Bioinspired Search and location of Air Pollutant Sources based on a Bayesian Heuristic + Dragonfly Algorithm

Abstract

In nature there are many types of interaction between individuals. These behaviors have been optimized in millions of years and their main objective is the survival of the species. The objective of interacting with other individuals is to solve difficult problems, problems that a single individual would solve inefficiently. The problem aborted by this thesis is the search for and location of air pollutant sources. A SO2 plume is simulated and placed in a region to perform the search. To collect contaminant samples, the dynamics of 2 unmanned aerial vehicles are simulated. The algorithm runs under a real-time simulation environment.
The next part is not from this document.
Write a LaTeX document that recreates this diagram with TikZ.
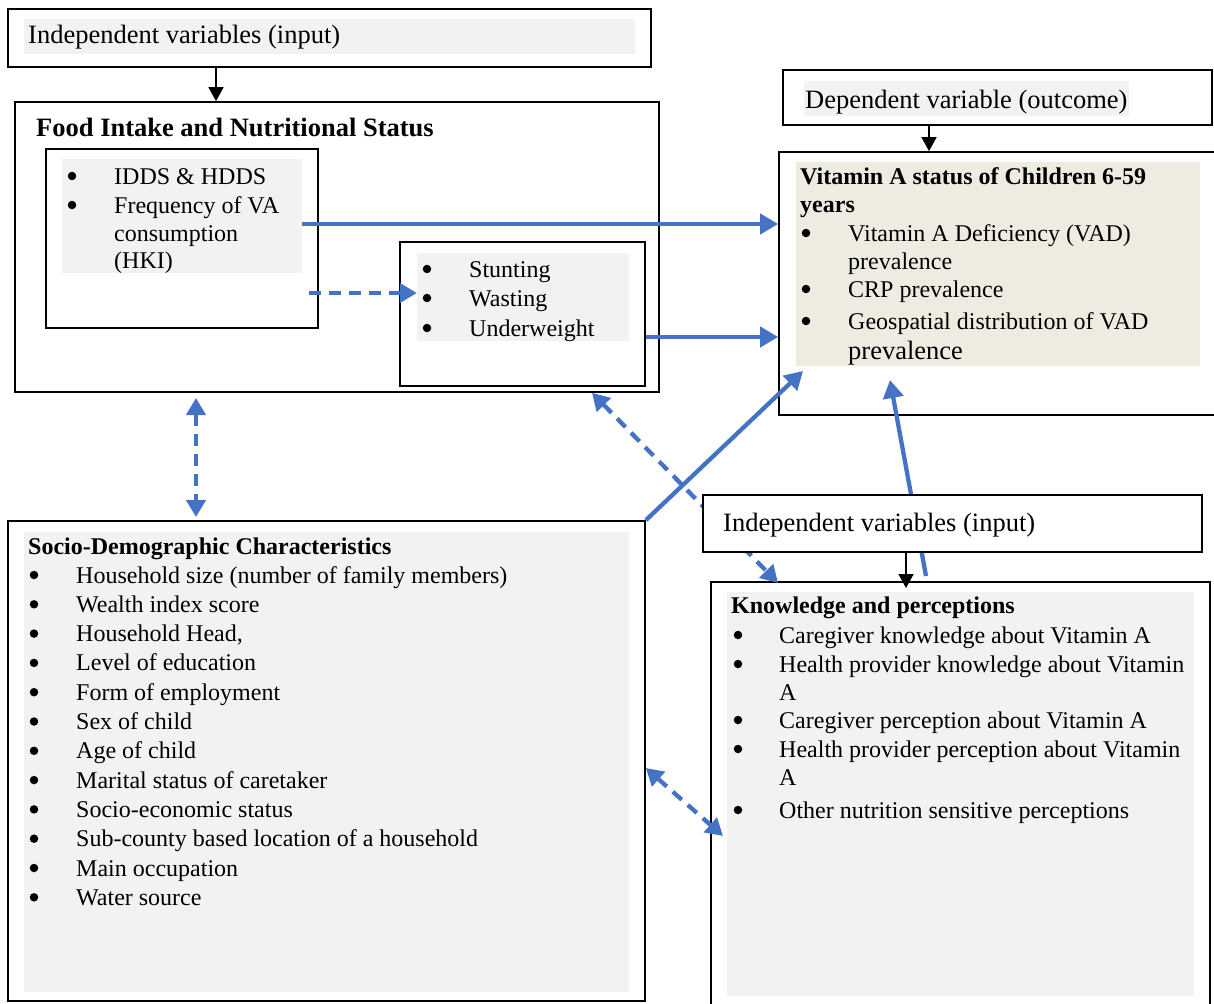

A 2-dimensional Hammersley sequence is used in an exploration stage. Clustering by Kmeans and a Greedy Search are also used to solve the Travelling Salesman Problem at the Hammersley points. In this first stage an attempt is made to find a measure of the concentration of air pollutants that exceeds a certain threshold. In an exploitation stage, the Unmanned Aerial Vehicles (UAVs) will track the source approaching this point. A probability map is used to modify the behavior of the Dragonfly Optimization Algorithm. The probabilistic map acts as the heuristic of the system to locate the source of air pollution. To check the efficiency of the proposed strategy it is compared with 3 other algorithms: Greedy Search, Greedy Search with cooperation and the Dragonfly Algorithm without modifications. All these approaches are tested in the same simulated environment, without obstacles for UAVs. Efficiency is measured with respect to the maximum level of concentration of contaminants found, the distance to the source of contamination, the time taken to find the maximum concentration of contaminants and the UAVs path until that time. Finally, a one-factor ANOVA is performed to check that the responses are statistically better.